Prompt
Retype verbatim only the lines below, starting at the one that contains "Output the Python" and ending at the one that contains "plt.rcParams['font.weight'] = 'bold'". Pictures are excluded from the copy.

— begin —

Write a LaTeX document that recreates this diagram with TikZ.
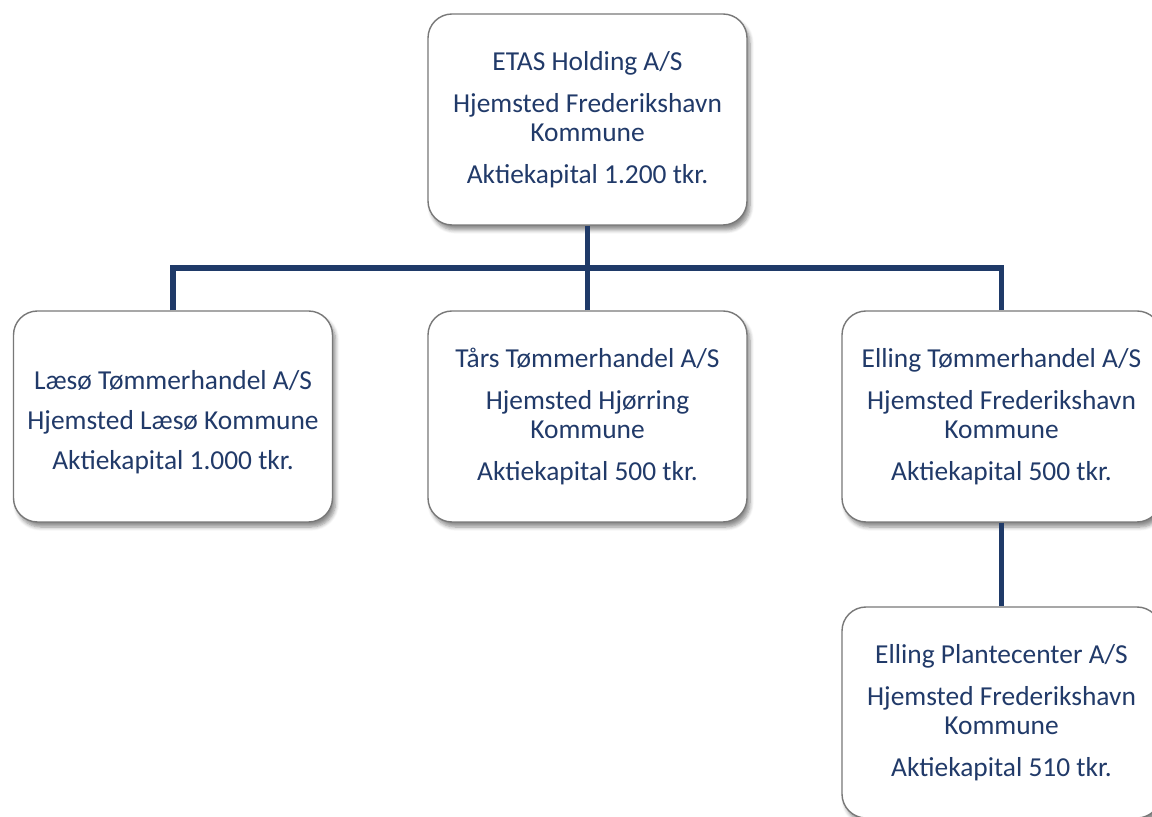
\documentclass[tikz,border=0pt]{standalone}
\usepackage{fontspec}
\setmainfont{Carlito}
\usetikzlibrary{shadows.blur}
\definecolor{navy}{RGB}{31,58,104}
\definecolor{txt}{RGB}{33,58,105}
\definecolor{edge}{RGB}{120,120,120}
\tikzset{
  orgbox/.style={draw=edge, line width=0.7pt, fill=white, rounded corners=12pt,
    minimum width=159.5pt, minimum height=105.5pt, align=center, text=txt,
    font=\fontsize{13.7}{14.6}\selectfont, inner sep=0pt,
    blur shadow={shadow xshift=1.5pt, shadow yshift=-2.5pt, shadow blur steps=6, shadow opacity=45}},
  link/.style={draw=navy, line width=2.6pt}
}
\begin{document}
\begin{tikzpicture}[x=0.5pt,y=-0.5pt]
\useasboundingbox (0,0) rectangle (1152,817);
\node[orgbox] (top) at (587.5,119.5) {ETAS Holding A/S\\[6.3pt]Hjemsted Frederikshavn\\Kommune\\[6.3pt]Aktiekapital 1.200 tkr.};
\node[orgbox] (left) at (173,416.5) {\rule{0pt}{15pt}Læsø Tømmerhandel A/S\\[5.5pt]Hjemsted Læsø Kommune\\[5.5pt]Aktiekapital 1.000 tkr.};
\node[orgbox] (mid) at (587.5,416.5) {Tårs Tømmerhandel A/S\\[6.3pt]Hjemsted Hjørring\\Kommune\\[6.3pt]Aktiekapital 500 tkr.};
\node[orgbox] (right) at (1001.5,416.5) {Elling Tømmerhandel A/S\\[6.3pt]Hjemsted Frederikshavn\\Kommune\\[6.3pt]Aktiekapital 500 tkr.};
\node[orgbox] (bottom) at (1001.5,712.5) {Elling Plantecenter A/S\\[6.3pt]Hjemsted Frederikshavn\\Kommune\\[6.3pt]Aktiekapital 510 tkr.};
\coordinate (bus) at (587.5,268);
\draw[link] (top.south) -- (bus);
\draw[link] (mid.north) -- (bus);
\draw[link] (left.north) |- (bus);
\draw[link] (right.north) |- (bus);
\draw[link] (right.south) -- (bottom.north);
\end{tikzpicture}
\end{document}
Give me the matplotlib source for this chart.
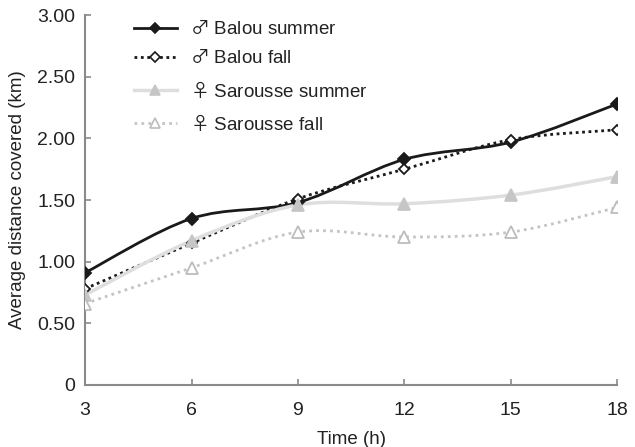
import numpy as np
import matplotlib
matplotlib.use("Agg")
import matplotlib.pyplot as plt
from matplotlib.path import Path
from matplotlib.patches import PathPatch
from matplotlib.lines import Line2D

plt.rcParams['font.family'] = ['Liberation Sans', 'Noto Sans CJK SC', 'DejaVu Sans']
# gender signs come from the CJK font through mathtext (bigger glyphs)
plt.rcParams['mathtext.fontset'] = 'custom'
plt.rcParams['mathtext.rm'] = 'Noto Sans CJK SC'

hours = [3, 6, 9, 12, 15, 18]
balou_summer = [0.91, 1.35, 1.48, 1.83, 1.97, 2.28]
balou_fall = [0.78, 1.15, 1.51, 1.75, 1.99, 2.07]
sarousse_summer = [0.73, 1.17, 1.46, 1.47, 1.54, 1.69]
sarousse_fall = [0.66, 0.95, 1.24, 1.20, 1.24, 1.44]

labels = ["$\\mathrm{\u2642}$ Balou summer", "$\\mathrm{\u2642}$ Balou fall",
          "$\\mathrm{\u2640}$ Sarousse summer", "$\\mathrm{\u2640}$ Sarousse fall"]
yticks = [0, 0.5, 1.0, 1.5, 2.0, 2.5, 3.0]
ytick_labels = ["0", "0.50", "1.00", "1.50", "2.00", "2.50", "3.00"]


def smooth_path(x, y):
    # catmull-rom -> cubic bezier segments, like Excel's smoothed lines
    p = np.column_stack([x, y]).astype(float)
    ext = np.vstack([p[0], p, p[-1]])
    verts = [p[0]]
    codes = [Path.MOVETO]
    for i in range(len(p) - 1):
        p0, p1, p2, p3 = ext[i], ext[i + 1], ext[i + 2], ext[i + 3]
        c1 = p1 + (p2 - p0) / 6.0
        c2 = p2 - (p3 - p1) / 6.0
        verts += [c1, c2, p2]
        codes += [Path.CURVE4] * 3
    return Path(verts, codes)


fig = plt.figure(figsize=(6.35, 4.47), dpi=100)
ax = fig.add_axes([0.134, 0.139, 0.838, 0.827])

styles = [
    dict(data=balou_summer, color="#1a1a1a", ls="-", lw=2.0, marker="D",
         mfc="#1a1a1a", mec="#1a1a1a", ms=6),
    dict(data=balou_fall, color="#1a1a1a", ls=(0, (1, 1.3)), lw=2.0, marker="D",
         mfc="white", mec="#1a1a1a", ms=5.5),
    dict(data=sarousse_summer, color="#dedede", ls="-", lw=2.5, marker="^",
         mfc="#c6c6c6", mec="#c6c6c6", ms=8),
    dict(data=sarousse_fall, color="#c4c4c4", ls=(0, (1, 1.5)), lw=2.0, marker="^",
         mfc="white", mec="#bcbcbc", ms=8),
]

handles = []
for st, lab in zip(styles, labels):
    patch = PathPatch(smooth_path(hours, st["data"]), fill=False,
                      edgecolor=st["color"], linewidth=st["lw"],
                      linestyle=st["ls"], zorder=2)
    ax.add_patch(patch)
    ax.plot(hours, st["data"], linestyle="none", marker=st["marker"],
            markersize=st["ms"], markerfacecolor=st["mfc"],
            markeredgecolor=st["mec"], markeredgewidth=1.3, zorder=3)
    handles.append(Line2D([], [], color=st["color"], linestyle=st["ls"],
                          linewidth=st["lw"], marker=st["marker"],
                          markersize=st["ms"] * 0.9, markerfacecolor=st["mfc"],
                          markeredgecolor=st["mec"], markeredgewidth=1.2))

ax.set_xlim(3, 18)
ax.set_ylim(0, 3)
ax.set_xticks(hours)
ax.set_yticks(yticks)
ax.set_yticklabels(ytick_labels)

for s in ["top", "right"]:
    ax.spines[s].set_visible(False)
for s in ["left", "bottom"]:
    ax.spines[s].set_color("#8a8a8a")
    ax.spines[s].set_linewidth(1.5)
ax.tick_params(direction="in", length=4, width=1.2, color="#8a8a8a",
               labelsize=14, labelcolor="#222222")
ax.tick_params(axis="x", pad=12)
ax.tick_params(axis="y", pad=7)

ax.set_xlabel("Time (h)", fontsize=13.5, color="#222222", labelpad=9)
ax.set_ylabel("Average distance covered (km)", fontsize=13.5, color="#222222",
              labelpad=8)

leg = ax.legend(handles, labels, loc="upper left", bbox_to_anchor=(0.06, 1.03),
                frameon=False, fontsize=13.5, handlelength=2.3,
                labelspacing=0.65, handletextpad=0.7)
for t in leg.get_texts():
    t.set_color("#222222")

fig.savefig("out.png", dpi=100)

— end —
— begin —

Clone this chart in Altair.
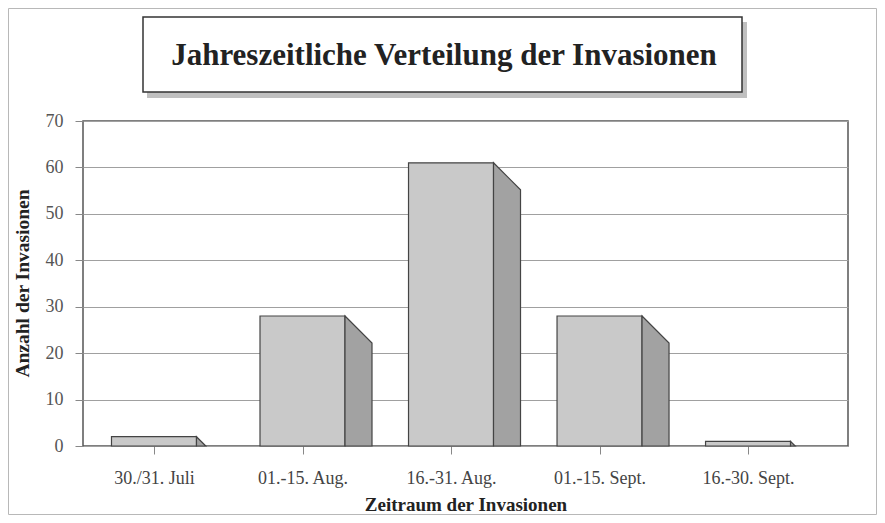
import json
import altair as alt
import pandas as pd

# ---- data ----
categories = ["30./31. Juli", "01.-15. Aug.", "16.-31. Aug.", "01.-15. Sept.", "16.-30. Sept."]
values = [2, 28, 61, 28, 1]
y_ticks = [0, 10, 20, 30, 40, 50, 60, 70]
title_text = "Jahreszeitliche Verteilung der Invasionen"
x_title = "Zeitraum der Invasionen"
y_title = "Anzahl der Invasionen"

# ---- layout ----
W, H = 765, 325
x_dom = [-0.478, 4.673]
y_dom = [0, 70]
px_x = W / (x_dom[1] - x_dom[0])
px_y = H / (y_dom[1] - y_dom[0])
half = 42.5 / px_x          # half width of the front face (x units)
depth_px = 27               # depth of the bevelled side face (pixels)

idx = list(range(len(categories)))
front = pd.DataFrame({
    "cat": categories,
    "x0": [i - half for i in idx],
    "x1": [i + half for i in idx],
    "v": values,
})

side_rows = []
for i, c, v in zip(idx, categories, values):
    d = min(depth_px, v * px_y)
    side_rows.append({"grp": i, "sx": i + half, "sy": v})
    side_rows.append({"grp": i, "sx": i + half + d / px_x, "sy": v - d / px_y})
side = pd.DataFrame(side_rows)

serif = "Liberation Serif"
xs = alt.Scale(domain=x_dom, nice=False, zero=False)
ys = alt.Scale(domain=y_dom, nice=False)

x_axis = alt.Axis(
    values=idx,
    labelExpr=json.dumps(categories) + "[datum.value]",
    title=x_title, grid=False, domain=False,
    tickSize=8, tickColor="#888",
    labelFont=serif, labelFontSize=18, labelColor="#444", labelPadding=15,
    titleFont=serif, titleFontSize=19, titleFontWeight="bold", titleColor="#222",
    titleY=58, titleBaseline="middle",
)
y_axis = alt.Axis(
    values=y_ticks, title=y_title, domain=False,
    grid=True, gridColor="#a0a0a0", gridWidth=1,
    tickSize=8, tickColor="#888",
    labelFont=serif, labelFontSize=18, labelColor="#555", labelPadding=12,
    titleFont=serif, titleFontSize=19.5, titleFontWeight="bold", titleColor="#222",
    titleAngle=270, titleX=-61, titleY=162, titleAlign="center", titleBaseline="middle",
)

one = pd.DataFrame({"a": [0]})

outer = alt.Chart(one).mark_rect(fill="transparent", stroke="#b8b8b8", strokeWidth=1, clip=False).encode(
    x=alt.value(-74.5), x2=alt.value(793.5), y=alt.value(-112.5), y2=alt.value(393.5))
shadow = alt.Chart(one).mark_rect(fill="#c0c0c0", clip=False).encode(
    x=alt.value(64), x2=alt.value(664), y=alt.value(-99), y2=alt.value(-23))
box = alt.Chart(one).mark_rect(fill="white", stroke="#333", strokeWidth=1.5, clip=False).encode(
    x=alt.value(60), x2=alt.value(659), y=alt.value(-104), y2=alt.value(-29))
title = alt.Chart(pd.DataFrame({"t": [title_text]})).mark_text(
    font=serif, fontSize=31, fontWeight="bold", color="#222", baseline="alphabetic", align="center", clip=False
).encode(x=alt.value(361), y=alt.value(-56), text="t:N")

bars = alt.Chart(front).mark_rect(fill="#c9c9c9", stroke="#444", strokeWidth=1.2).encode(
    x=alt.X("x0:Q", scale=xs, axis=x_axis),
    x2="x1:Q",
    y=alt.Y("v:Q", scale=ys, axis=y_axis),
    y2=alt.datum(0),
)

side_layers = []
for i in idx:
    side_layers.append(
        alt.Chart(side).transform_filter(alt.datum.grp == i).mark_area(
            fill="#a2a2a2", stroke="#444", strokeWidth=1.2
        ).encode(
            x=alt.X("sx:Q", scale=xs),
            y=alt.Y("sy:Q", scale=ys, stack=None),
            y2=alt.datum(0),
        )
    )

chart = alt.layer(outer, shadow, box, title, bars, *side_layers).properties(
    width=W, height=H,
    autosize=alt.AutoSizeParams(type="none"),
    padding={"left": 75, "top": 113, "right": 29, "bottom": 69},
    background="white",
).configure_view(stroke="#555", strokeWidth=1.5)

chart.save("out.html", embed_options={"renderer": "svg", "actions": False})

— end —
— begin —

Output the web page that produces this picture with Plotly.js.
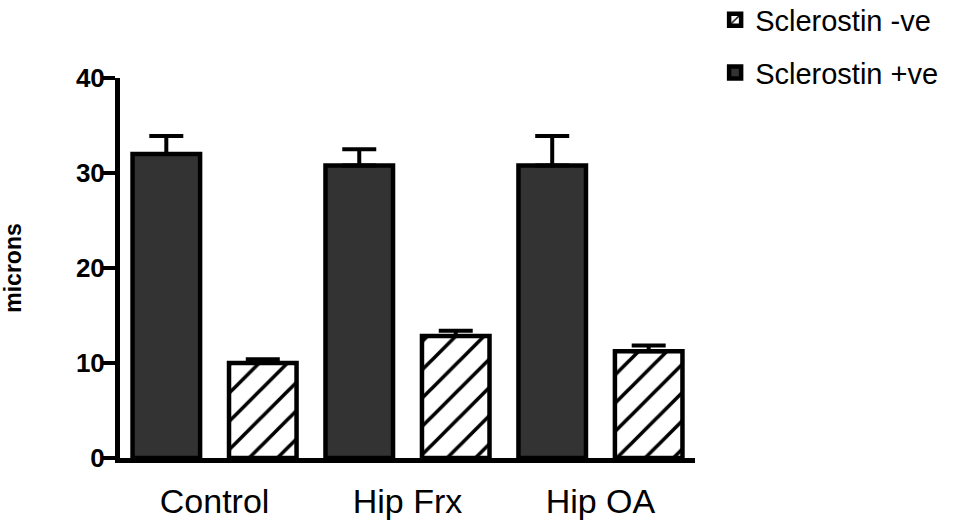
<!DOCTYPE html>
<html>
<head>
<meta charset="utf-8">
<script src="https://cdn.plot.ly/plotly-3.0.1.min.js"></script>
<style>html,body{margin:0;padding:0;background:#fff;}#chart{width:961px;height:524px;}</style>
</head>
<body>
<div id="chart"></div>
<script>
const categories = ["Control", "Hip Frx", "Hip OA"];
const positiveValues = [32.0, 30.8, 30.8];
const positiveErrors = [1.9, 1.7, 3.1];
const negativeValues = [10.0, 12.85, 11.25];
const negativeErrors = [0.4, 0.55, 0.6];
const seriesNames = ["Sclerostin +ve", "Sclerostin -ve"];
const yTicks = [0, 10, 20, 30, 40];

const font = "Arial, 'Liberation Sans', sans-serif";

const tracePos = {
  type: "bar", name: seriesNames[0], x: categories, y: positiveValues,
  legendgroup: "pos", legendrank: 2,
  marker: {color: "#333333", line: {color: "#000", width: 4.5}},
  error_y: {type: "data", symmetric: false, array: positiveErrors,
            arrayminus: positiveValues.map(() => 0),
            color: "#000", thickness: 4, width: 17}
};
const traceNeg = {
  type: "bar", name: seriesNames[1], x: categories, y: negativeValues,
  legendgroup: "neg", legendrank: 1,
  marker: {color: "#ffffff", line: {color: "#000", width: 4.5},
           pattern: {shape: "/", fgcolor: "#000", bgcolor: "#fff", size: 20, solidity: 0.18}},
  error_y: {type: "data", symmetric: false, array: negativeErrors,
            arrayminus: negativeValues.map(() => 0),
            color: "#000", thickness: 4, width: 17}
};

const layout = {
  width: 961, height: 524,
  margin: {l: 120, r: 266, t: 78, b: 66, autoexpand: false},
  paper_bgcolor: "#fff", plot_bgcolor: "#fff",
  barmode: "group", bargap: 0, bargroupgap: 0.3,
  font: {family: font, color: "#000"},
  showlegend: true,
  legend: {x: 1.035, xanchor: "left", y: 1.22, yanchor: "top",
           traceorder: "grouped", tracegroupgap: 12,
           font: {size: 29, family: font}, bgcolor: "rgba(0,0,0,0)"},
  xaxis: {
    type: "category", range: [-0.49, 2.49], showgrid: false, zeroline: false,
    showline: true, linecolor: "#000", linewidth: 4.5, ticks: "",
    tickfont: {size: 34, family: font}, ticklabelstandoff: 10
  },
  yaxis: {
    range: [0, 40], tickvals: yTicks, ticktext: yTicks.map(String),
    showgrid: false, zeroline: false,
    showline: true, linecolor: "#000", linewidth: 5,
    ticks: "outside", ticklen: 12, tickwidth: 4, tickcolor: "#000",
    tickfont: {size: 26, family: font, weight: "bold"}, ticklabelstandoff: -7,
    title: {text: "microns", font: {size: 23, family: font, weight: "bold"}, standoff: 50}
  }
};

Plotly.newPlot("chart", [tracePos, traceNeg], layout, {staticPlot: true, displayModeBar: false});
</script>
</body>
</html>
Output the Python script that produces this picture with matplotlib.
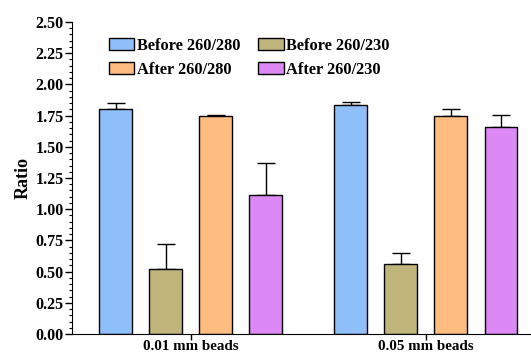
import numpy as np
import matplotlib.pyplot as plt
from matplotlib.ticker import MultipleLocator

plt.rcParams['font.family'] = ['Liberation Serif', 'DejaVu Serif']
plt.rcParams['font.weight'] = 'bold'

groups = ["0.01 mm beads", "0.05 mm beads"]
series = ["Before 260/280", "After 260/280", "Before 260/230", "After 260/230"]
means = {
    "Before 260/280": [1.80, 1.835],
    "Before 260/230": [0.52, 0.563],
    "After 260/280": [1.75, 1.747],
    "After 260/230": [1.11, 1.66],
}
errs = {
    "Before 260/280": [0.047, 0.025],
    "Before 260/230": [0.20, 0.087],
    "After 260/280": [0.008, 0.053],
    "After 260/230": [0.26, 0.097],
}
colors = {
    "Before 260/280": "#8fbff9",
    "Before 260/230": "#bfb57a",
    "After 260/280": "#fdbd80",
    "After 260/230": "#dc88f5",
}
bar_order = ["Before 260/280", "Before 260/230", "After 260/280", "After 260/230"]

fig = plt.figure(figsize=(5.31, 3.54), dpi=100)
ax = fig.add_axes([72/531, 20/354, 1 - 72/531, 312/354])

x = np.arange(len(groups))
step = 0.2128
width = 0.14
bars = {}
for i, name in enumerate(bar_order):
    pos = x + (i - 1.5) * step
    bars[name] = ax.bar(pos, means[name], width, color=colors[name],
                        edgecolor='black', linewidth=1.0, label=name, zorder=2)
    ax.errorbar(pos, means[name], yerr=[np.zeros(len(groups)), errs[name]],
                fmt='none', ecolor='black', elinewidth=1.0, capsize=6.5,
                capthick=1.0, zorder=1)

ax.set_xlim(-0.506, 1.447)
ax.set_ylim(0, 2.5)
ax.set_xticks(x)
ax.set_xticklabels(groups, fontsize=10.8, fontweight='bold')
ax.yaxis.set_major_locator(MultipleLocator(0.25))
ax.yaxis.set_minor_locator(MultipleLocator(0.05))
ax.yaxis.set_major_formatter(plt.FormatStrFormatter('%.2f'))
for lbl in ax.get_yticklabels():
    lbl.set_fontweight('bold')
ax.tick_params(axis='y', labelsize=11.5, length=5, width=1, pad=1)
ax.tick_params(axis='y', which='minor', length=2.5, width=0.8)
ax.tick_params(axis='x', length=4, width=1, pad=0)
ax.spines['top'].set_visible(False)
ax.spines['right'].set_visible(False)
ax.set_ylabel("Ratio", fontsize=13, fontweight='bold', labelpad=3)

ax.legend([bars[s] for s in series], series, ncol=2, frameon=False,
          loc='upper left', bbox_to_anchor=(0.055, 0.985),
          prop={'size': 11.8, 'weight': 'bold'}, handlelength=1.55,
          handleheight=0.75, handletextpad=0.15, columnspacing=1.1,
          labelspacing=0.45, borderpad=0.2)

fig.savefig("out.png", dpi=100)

— end —

Problem solution
Output the Python script that produces this picture with matplotlib.
import numpy as np
import matplotlib.pyplot as plt
from matplotlib.ticker import MultipleLocator

plt.rcParams['font.family'] = ['Liberation Serif', 'DejaVu Serif']
plt.rcParams['font.weight'] = 'bold'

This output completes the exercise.